The distinction between Denon's "3 phase AC outer rotor motor" and Technics "Brushless DC with integral magnet platter" is largely semantic.
The Technics motor is a 3 phase outer rotor motor which includes a circuit in the motor which generates 3 AC waveforms due to the motion of the rotor. These waveforms are necessarily synchronous with the rotor. The waveforms are then amplified to a level determined by the PLL controlled servo loop and fed back to the motor drive coils. The PLL is fed by Technics famous frequency generator circuit.
Without access to the Denons circuit details I cannot say exactly how the Denon generates the frequency required to run its motor but I can say that it also employs a PLL controlled servo loop to slave the coil drive to a motion dependent signal, this time generated by a magnetic signal recorded on the platter (a primitive version of a rotary encoder). The loop presumably also controls the voltage of the drive amplifiers - if it did not the level of cogging would render the motor useless.

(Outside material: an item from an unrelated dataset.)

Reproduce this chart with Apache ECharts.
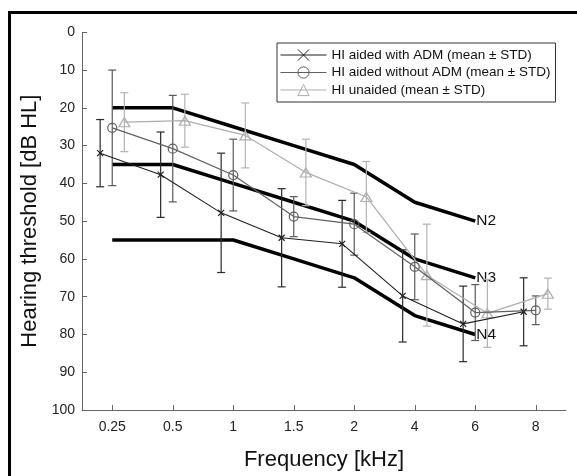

From a practical point of view the only difference would be in the fidelity of the drive waveform. The forward drive voltage in the Techics motors I've seen is fairly ugly, the engineers relied on the high speed of the FG servo to smooth the rotation. Denon's encoder is a lot slower so they would have to have a cleaner waveform to start with. They are both neat solutions to the central problem, neither appears to me to be inherently inferior to the other.